Yes, davros, I wouldn't have said this had it been under a different topic heading. And Jimjams, as a seriously provaccine person, the argument you made recently made me change my views. But it seems that god forbid you give us parents of normal kids (and yes, you do see you and your kids as something different and special, so the rest of us are just normal) a chance to have ups and downs and bitch and complain and brag. We all have children. We all love them. And we all have valid worries.

misdee · 14/08/2003 23:09

JJ, my sister has 2 kids with CP, we bitch and moan about our kids various needs, about my dd1 eczema and asthma appointments, about her kids MRI's, botox etc etc. and we also discuss normal worries about our kids, about what they have achieved, what they've done wrong, pretty much everything.

ThomCat · 14/08/2003 23:10

Hello - just popping in to say that as a mother of a SN child, but new to the game really, that I wouldn't want to have to explain myself / Lottie to every Tom, Dick or Harry that gave us a sign o say 'we know your DD is different but don't know what it is'. Sometimes I feel I have to educate people and sometimes I just want people to be understanding and accomodating so we can get on and enjoy our day/holiday etc etc.
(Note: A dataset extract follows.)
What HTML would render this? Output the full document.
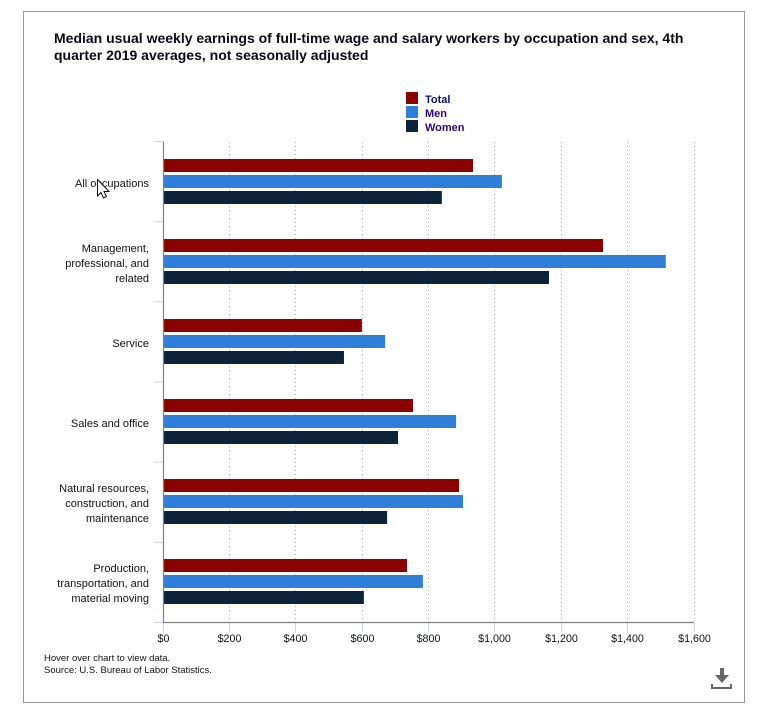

Just agreeing with Davros really!
Haven't read the whole thread as very uncomfrtable at home in spare room.
Just had a flick through now and also want to just add that all my friends with NT kids have been great and very supportive and to date haven't had any upsetting comments from them. They all make a fuss of DD but only, I think, becaue she is the sort of child you are drawn to not beause they are singling her out. My friends kids even make an extra special fuss over her and they of course don't know that she is SN, so like Edisvold, I feel very lucky in that way and luckily, to date, haven't felt a divide. Just come across a few people that don't know me and have proved themselves to be ignorant with their comments. I think the worst thing that was ever said to me was on here actualy when someone said that kids with SN were a burden to society!!!!
Anyone sorry if I've gone off on a tagent or anything just picked up on a couple of comments and wanted to add my bit as I'm not up for watching TV tonight!

Angeliz · 14/08/2003 23:13

SN i know but NT.....c'mon help me out , i need to get used to the lingo!

JJ · 14/08/2003 23:14

Must not be so slow......

Anyway, what's so hard with a few words? People are supposed to recognize and understand at once? At all? How hard is it to have a word?

Wait! I can answer that. It sucks. It doesn't mean you shouldn't do it. For me, it's my son's life. For you, it's just what, your pride? Your son doesn't get to play with the kids he'd like to. I understand that. It does suck for the kids also. The adults never believe me and my son suffers. Maybe it's the same for you?